I blog for a leading manufacturer of circuit protection devices, so I keep my eye out for articles on fuses, ESD diodes and the like. Recently, I came across the article, “Fuse selection factors critical to circuit design.” Among the factors discussed is:
11. Application testing/verification prior to production.
Request samples for testing in the actual circuit to verify the selection. Before evaluating the samples, make sure the fuse is properly mounted with good electrical connections, using adequately sized wires or traces. The testing should include life tests under normal conditions and overload tests under fault conditions to ensure that the fuse will operate properly in the circuit.
Being a former test engineer, this got me to thinking about how one would actually do this. For example, how would you test that a fuse will actually protect a circuit board? Would you inject faults, i.e. deliberately short-circuit nodes? If so, which ones?

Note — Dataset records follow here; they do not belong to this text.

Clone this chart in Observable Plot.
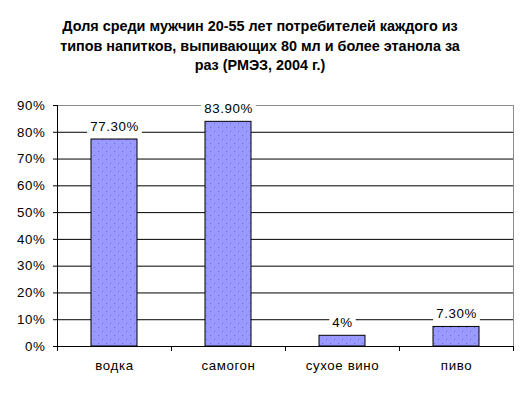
<!DOCTYPE html>
<html>
<head>
<meta charset="utf-8">
<script src="https://cdn.jsdelivr.net/npm/d3@7"></script>
<script src="https://cdn.jsdelivr.net/npm/@observablehq/plot@0.6"></script>
<style>
  body { margin: 0; background: #fff; font-family: "Liberation Sans", Arial, sans-serif; }
  #title { width: 520px; height: 85px; box-sizing: border-box; padding-top: 17px; text-align: center;
           font-weight: bold; font-size: 14.4px; line-height: 19.5px; color: #000; }
  #chart svg { display: block; }
</style>
</head>
<body>
<div id="title">Доля среди мужчин 20-55 лет потребителей каждого из<br>типов напитков, выпивающих 80 мл и более этанола за<br>раз (РМЭЗ, 2004 г.)</div>
<div id="chart"></div>
<script>
const categories = ["водка", "самогон", "сухое вино", "пиво"];
const values = [77.3, 83.9, 4, 7.3];
const valueLabels = ["77.30%", "83.90%", "4%", "7.30%"];
const yTicks = [0, 10, 20, 30, 40, 50, 60, 70, 80, 90];

const data = categories.map((c, i) => ({cat: c, value: values[i], label: valueLabels[i]}));
const font = "Liberation Sans, Arial, sans-serif";

// custom mark: left axis line and category boundary ticks, positioned by the x band scale
function boundaryTicks(index, scales, values, dims) {
  const x = scales.x, y = scales.y;
  const g = d3.create("svg:g").attr("stroke", "black").attr("stroke-width", 1);
  const half = (x.step() - x.bandwidth()) / 2;
  const bounds = categories.map(c => x(c) - half);
  bounds.push(x(categories[categories.length - 1]) + x.bandwidth() + half);
  const y0 = y(0);
  for (const b of bounds) {
    g.append("line").attr("x1", Math.round(b) + 0.5).attr("x2", Math.round(b) + 0.5)
      .attr("y1", y0).attr("y2", y0 + 5);
  }
  g.append("line").attr("x1", dims.marginLeft + 0.5).attr("x2", dims.marginLeft + 0.5)
    .attr("y1", y(yTicks[yTicks.length - 1])).attr("y2", y0);
  return g.node();
}

const plot = Plot.plot({
  width: 528,
  height: 308,
  marginTop: 20,
  marginBottom: 47,
  marginLeft: 57,
  marginRight: 15,
  style: {fontFamily: font, fontSize: "13.3px", color: "black", letterSpacing: "0.6px", background: "white"},
  x: {domain: categories, paddingInner: 0.6, paddingOuter: 0.3, label: null},
  y: {domain: [0, 90], label: null},
  marks: [
    Plot.ruleY(yTicks.filter(t => t > 0 && t < 90), {stroke: "black", strokeWidth: 1}),
    Plot.frame({stroke: "#8c8c8c"}),
    Plot.barY(data, {x: "cat", y: "value", fill: "#9999ff", stroke: "black", strokeWidth: 1}),
    Plot.ruleY([0], {stroke: "black"}),
    boundaryTicks,
    Plot.axisY({ticks: yTicks, tickFormat: d => d + "%", tickSize: 4, tickPadding: 8, label: null}),
    Plot.axisX({tickSize: 0, tickPadding: 14, label: null}),
    Plot.text(data, {x: "cat", y: "value", text: "label", dy: -13, fill: "black"})
  ]
});
document.getElementById("chart").append(plot);

// dotted pattern fill for bars
const svg = d3.select(plot);
const defs = svg.insert("defs", ":first-child");
const pat = defs.append("pattern").attr("id", "dots").attr("patternUnits", "userSpaceOnUse")
  .attr("width", 8).attr("height", 8);
pat.append("rect").attr("width", 8).attr("height", 8).attr("fill", "#9999ff");
pat.append("rect").attr("x", 2).attr("y", 2).attr("width", 1).attr("height", 1).attr("fill", "#6a6ad8");
pat.append("rect").attr("x", 6).attr("y", 6).attr("width", 1).attr("height", 1).attr("fill", "#6a6ad8");
svg.selectAll("g[aria-label='bar'] rect").attr("fill", "url(#dots)");

// white boxes behind the value labels (as in the original)
svg.selectAll("g[aria-label='text'] text").each(function() {
  const bb = this.getBBox();
  const r = document.createElementNS("http://www.w3.org/2000/svg", "rect");
  const t = this.getAttribute("transform");
  if (t) r.setAttribute("transform", t);
  r.setAttribute("x", bb.x - 3);
  r.setAttribute("y", bb.y);
  r.setAttribute("width", bb.width + 6);
  r.setAttribute("height", bb.height);
  r.setAttribute("fill", "white");
  this.parentNode.insertBefore(r, this);
});
</script>
</body>
</html>
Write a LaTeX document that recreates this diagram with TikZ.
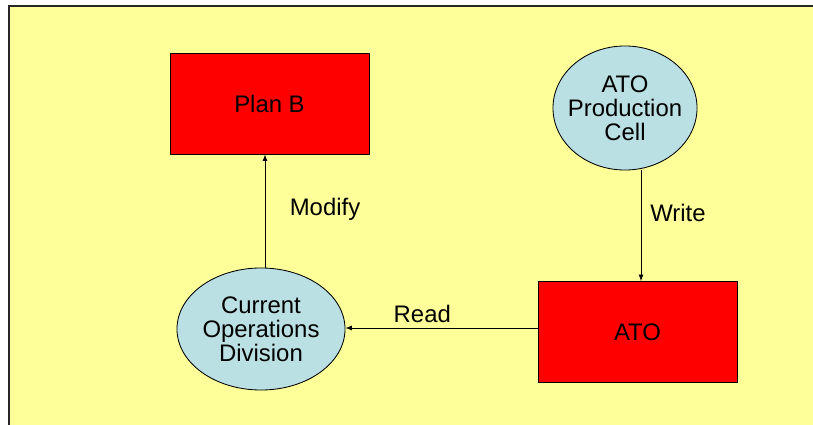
\documentclass[tikz,border=0pt]{standalone}
\usepackage{fontspec}
\setmainfont{Liberation Sans}
\usetikzlibrary{shapes.geometric}
\definecolor{bgyellow}{RGB}{255,255,153}
\definecolor{cellblue}{RGB}{186,224,227}
\tikzset{
  redbox/.style={draw=black, fill=red, minimum width=4.975cm, minimum height=2.525cm, inner sep=0pt},
  cell/.style={ellipse, draw=black, fill=cellblue, align=center, inner sep=0pt},
  lbl/.style={font=\fontsize{17}{17}\selectfont}
}
\begin{document}
\begin{tikzpicture}[x=0.025cm, y=-0.025cm, font=\fontsize{17}{17}\selectfont, line width=0.6pt]
		    \useasboundingbox (0,0) rectangle (813,425);
		    \fill[white] (0,0) rectangle (813,425);
		    \fill[bgyellow] (9,6) rectangle (813,425);
		    \draw[line width=1pt, black!85] (9,425)--(9,6)--(813,6);
		    \node[redbox] (planb) at (269.5,103.5) {Plan B};
		    \node[redbox] (ato) at (637.5,332) {ATO};
		    \node[cell, inner xsep=-7pt, minimum width=3.6cm, minimum height=3.1cm] (cell) at (625,108) {ATO\\Production\\Cell};
		    \node[cell, minimum width=4.2cm, minimum height=3.05cm] (cod) at (261,329) {Current\\Operations\\Division};
		    \coordinate (w1) at (641,170);
		    \coordinate (m1) at (265,268);
		    \draw[-latex] (w1)--(w1 |- ato.north)node[pos=.39, right=3pt, lbl]{Write};
		    \draw[-latex] (m1)--(m1 |- planb.south)node[pos=.52, right=14pt, lbl]{Modify};
		    \draw[-latex] (ato.west |- 0,328)--(cod.east |- 0,328)node[pos=.6, above=0pt, lbl]{Read};
		\end{tikzpicture}
\end{document}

What measurements would you make to ensure that the fuse was working as you hope? Would you measure the time elapsed between the time you injected the fault until the time the fused actually blew? How about measuring the current profile over that period of time? That might be important and/or tell you something about the failure.
What kind of fault analysis should you perform after the fuse has blown? I suppose at the very least you’d want to replace the fuse and ensure that the circuit is functioning again. I would say that you should also run a full performance test to ensure that the fault didn’t adversely affect the board’s performance. Also, I’d think that you’d want to visually inspect the board to ensure that the fault current didn’t damage the board or traces at all.
I’m curious if any of you have had any experience with this kind of development testing. If so, please e-mail me or comment here.
Dave, N8SBE says
Automotive electrical testing would require the above and much more, including so-called “four corners” testing for temperature, humidity, and even altitude (electronics that need to dissipate heat are derated for high altitude). Thermal shock would be included, as well, where a component is allowed to ‘soak’ at a given high or low temperature, then moved quickly into the opposite environment.
Then, there’s the electrical ‘dips ‘n drops’ testing, where you find out if the power-on-reset circuit you gave to your newbie engineer to design actually holds up in real world environments, where the voltage may bounce around during engine cranks or ‘load dumps’, or may be subject to momentary interruptions as the ignition key is cycled, or from a flaky connector when you go bouncing over a railroad crossing.
If I had a nickel for every poorly designed power-on-reset circuit (or cases where the designer just copied the sample given in the chip manufacturer’s application note), I’d be filthy rich by now.
Alan, K2ACK says
Sometimes the goal of the fuse is not to protect the circuit, but the house in which it is installed. The primary goal of some fuses is to protect the wiring / home by limiting the chances of fire. In these cases, the circuit under ‘protection’ might well be seriously damaged by the time the fuse blows. A well designed fault detection / crow-bar can limit the damage to the ‘well designed’ locations, but not always the case.